## SHORT EXERCISE
Count how many lines contain the word "this". Please give only the number.

Stored entries
START
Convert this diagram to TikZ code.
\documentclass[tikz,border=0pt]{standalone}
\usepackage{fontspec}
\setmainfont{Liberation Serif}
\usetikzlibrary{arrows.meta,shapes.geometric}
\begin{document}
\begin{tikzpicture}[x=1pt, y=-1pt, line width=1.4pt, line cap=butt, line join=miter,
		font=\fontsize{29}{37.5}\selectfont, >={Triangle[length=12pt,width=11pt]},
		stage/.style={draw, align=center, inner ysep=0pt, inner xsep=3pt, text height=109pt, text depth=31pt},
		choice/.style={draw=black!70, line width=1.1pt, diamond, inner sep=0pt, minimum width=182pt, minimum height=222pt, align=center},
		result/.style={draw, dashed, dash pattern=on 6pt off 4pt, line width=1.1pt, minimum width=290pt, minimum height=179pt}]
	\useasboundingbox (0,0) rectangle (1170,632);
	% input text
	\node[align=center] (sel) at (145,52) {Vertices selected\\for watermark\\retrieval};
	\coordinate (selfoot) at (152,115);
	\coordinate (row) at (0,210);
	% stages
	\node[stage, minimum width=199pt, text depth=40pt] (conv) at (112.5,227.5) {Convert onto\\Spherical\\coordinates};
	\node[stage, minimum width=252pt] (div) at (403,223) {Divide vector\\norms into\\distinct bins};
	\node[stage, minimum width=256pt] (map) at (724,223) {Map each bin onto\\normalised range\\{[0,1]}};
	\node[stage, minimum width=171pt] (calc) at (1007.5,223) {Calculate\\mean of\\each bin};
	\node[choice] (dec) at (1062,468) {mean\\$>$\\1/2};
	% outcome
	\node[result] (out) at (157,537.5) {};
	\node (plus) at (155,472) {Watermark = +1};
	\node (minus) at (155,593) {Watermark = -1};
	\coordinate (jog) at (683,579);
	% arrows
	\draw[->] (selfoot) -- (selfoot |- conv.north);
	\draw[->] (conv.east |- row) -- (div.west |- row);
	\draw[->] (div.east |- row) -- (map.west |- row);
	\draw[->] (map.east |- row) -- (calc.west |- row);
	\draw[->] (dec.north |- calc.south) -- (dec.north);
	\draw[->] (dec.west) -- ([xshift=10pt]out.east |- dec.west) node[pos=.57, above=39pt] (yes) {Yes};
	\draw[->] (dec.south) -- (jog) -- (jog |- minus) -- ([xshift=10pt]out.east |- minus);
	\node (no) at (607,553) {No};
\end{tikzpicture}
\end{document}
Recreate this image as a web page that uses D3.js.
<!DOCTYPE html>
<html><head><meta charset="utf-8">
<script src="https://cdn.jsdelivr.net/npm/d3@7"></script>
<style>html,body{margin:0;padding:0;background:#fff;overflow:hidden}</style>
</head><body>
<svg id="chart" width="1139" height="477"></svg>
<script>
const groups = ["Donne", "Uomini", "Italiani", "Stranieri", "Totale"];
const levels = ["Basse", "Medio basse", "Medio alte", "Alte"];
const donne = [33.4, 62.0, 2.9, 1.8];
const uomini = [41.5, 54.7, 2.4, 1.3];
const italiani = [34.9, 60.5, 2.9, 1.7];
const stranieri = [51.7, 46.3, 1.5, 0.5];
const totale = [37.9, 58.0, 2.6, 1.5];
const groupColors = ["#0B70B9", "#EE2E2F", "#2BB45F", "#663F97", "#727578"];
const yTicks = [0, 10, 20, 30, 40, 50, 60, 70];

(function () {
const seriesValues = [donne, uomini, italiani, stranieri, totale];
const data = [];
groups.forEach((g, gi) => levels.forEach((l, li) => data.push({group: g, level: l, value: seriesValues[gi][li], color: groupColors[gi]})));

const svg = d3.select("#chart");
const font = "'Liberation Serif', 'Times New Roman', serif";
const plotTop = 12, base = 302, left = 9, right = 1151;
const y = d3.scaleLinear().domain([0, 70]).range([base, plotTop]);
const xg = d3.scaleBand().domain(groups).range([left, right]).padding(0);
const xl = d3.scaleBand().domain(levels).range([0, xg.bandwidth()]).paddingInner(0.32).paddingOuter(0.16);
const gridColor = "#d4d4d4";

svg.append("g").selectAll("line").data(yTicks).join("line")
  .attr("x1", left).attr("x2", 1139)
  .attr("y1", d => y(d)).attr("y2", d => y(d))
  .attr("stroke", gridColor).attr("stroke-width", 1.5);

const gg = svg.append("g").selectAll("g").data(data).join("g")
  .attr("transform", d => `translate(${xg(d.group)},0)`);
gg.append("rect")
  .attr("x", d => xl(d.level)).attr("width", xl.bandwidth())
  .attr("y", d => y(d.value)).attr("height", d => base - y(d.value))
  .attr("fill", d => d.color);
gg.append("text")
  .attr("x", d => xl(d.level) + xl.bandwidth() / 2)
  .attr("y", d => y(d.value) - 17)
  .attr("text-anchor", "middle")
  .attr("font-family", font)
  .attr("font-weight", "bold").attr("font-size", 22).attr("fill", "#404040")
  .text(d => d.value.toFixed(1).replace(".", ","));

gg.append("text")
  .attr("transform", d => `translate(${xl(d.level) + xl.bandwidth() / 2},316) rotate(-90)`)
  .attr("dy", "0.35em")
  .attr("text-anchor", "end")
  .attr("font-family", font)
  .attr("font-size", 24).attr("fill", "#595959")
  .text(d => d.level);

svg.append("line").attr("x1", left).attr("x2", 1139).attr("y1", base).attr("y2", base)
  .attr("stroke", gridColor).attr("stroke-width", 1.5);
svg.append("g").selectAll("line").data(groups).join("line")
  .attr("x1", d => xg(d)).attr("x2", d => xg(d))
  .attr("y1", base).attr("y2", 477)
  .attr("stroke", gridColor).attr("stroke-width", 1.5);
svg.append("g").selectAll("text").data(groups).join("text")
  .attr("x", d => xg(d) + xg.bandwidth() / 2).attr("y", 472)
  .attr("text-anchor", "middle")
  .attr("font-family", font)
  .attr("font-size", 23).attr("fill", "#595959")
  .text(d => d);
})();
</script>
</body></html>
END
## FULL OUTPUT
2